Groupon Shares Decline After Unexpected Tax-Related Fourth-Quarter Loss
Groupon Inc., the largest daily-deal site, tumbled as much as 14 percent today after reporting a tax- related fourth-quarter loss that analysts hadn’t predicted.
Groupon (GRPN) fell 10 percent to $22.04 at 9:57 a.m. New York time after yesterday reporting a loss, excluding certain costs, of 2 cents a share. Analysts surveyed by Bloomberg had projected profit of 3 cents. Today’s is the biggest intraday decline since Nov. 23. The company priced its initial public offering at $20 a share Nov. 3.
Groupon, based in Chicago, has expanded to 47 countries and set up a new international headquarters in Switzerland. That contributed to a higher-than-expected $34.8 million in taxes, Chief Financial Officer Jason Child said. Taxes related to overseas operations will go down over time, he said.
“Their effective tax rate is extraordinarily high, and it seems like using a normal tax rate you would have had a better- than-expected outcome,” said Clayton Moran, an analyst at Benchmark Co. in Delray Beach, Florida, who has a “buy” rating on Groupon shares.
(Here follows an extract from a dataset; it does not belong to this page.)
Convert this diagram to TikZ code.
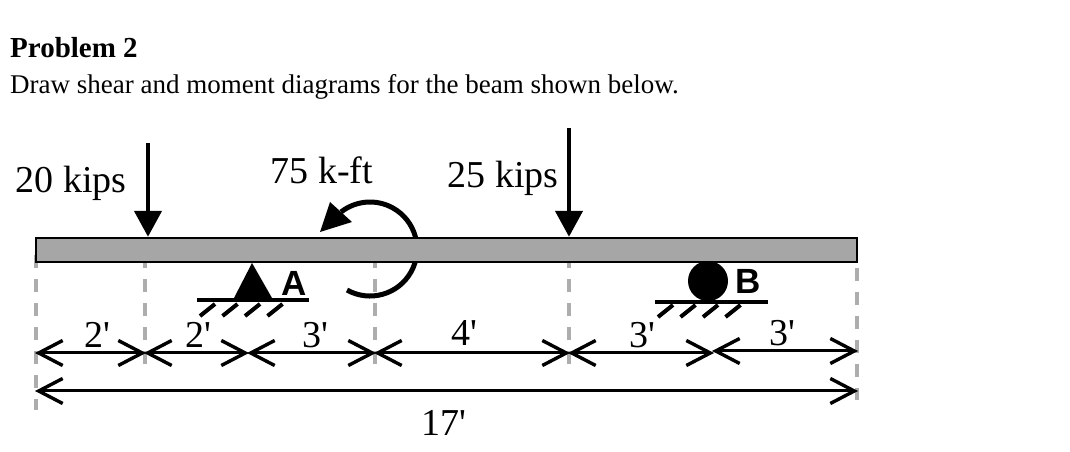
\documentclass[tikz,border=0pt]{standalone}
\usepackage{fontspec}
\setmainfont[Ligatures=TeXOff]{Liberation Serif}
\usetikzlibrary{arrows.meta}
\tikzset{
  dimline/.style={line width=3pt,shorten <=-1pt,shorten >=-1pt,{Straight Barb[length=24pt,width=25pt,line width=3.4pt]}-{Straight Barb[length=24pt,width=25pt,line width=3.4pt]}},
  dashline/.style={draw=black!32,line width=3.2pt,dash pattern=on 13pt off 11pt},
  loadarrow/.style={line width=4.5pt,-{Triangle[length=26pt,width=27pt]}},
  hatch/.style={line width=4pt},
  baselabel/.style={font=\fontsize{38}{40}\selectfont,inner sep=0pt},
  supportlabel/.style={font=\fontsize{35}{38}\selectfont\sffamily\bfseries,inner sep=0pt}
}
\setsansfont{Liberation Sans}
\begin{document}
\begin{tikzpicture}[x=1pt,y=1pt]
  \useasboundingbox (0,0) rectangle (1070,452);
  \node[anchor=base west,inner sep=0pt,font=\fontsize{29}{32}\selectfont\bfseries] (title) at (10,394) {Problem 2};
  \node[anchor=base west,inner sep=0pt,font=\fontsize{27}{32}\selectfont] (task) at (10,358) {Draw shear and moment diagrams for the beam shown below.};
  % moment, partly behind the beam
  \draw[line width=5pt] (347,162) arc[start angle=240.7,end angle=488,radius=47];
  \fill (320,220) -- (330,250) -- (352,230) -- cycle;
  % dashed guides
  \coordinate (g0) at (36,197);
  \coordinate (g0e) at (36,42);
  \coordinate (g1) at (145,197);
  \coordinate (g1e) at (145,84);
  \coordinate (g2) at (375,197);
  \coordinate (g2e) at (375,84);
  \coordinate (g3) at (569,197);
  \coordinate (g3e) at (569,84);
  \coordinate (g4) at (857,184);
  \coordinate (g4e) at (857,52);
  \draw[dashline] (g0) -- (g0e);
  \draw[dashline] (g1) -- (g1e);
  \draw[dashline] (g2) -- (g2e);
  \draw[dashline] (g3) -- (g3e);
  \draw[dashline] (g4) -- (g4e);
  % beam
  \node[draw,line width=2.4pt,fill=black!35,minimum width=821pt,minimum height=24pt,inner sep=0pt] (beam) at (446.5,202) {};
  % loads
  \coordinate (p1) at (148,309);
  \coordinate (p2) at (569,324);
  \draw[loadarrow] (p1) -- (p1 |- beam.north);
  \draw[loadarrow] (p2) -- (p2 |- beam.north);
  \node[baselabel] (p1text) at (71,269) {20 kips};
  \node[baselabel] (mtext) at (322,282) {75 k-ft};
  \node[baselabel] (p2text) at (503,274) {25 kips};
  % support A
  \fill (252,189) -- (272,154) -- (234,154) -- cycle;
  \draw[line width=4pt] (197,151.5) -- (309,151.5);
  \draw[hatch] (200,136) -- (215,148);
  \draw[hatch] (222.5,136) -- (237.5,148);
  \draw[hatch] (245,136) -- (260,148);
  \draw[hatch] (267.5,136) -- (282.5,148);
  \node[supportlabel] (suppA) at (294,169) {A};
  % support B
  \fill (708,171) circle (20);
  \draw[line width=4pt] (655,149.5) -- (768,149.5);
  \draw[hatch] (658,135) -- (673,147);
  \draw[hatch] (680.5,135) -- (695.5,147);
  \draw[hatch] (703,135) -- (718,147);
  \draw[hatch] (725.5,135) -- (740.5,147);
  \node[supportlabel] (suppB) at (748,171) {B};
  % dimensions
  \coordinate (d0) at (36,99);
  \coordinate (d1) at (145,99);
  \coordinate (d2) at (248,99);
  \coordinate (d3) at (375,99);
  \coordinate (d4) at (569,99);
  \coordinate (d5) at (713,99);
  \coordinate (d5b) at (713,101);
  \coordinate (d6) at (857,101);
  \coordinate (t0) at (36,61);
  \coordinate (t1) at (857,61);
  \draw[dimline] (d0) -- (d1);
  \draw[dimline] (d1) -- (d2);
  \draw[dimline] (d2) -- (d3);
  \draw[dimline] (d3) -- (d4);
  \draw[dimline] (d4) -- (d5);
  \draw[dimline] (d5b) -- (d6);
  \draw[dimline] (t0) -- (t1);
  \node[baselabel] (l1) at (97,117) {2'};
  \node[baselabel] (l2) at (198,117) {2'};
  \node[baselabel] (l3) at (315,117) {3'};
  \node[baselabel] (l4) at (464,119) {4'};
  \node[baselabel] (l5) at (642,117) {3'};
  \node[baselabel] (l6) at (782,119) {3'};
  \node[baselabel] (l7) at (444,29) {17'};
\end{tikzpicture}
\end{document}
Groupon’s loss compared with one of 53 cents a year earlier, the company said yesterday in a statement. Revenue rose to $506.5 million from $172.2 million. Analysts surveyed by Bloomberg had projected, on average, sales of $472.6 million.
Some analysts were disappointed that Groupon failed to give updates on some of the business benchmarks it has previously provided, including its total number of subscribers and the amount of coupons sold on its site, said Herman Leung, an analyst at Susquehanna International Group in San Francisco.
In the fourth quarter, Groupon’s active user base rose to 33 million. Groupon spent $156.5 million marketing its service to customers in the period, down from $200.9 million a year earlier. The company said in an October regulatory filing that it plans to “significantly” reduce online marketing spending over time, as such investments yield insufficient returns.
Other expenses are poised to rise. Chief Executive Officer Andrew Mason plans to boost technology hiring to develop new products, he said on a call with analysts. The company aims to beef up its engineering staff to more closely resemble Silicon Valley businesses.
“We are still far under-indexed in terms of our technology headcount, compared to traditional California-based technology companies,” Mason said. “We expect to continue to invest aggressively.”
International Sales Growth
Groupon boosted revenue overseas faster than in North America, more than tripling international sales to $318 million from $83.9 million a year earlier. North American revenue doubled to $188.5 million from $88.4 million.
“If you look at the revenues by geography, North America came in a little bit light,” Ken Sena, an analyst at Evercore Partners in New York, said in an interview.
Sales in the first quarter may increase to $510 million to $550 million, the company said on the conference call. Analysts had predicted $500.8 million. Income from operations may be $15 million to $35 million, Groupon said.
The company makes money by selling discounts -- known as Groupons -- from a variety of merchants. It then splits the revenue with those businesses.
Competitors such as Yelp Inc. and Facebook Inc. scaled back efforts last year to vie with Groupon in the market for daily deals, which research firm BIA/Kelsey estimates will generate $4.17 billion in 2015.
In September, Groupon restated its revenue figures to exclude sales passed on to merchants. In its earlier accounting, Groupon counted the total amount of its daily-deal sales as revenue, including fees paid to the businesses.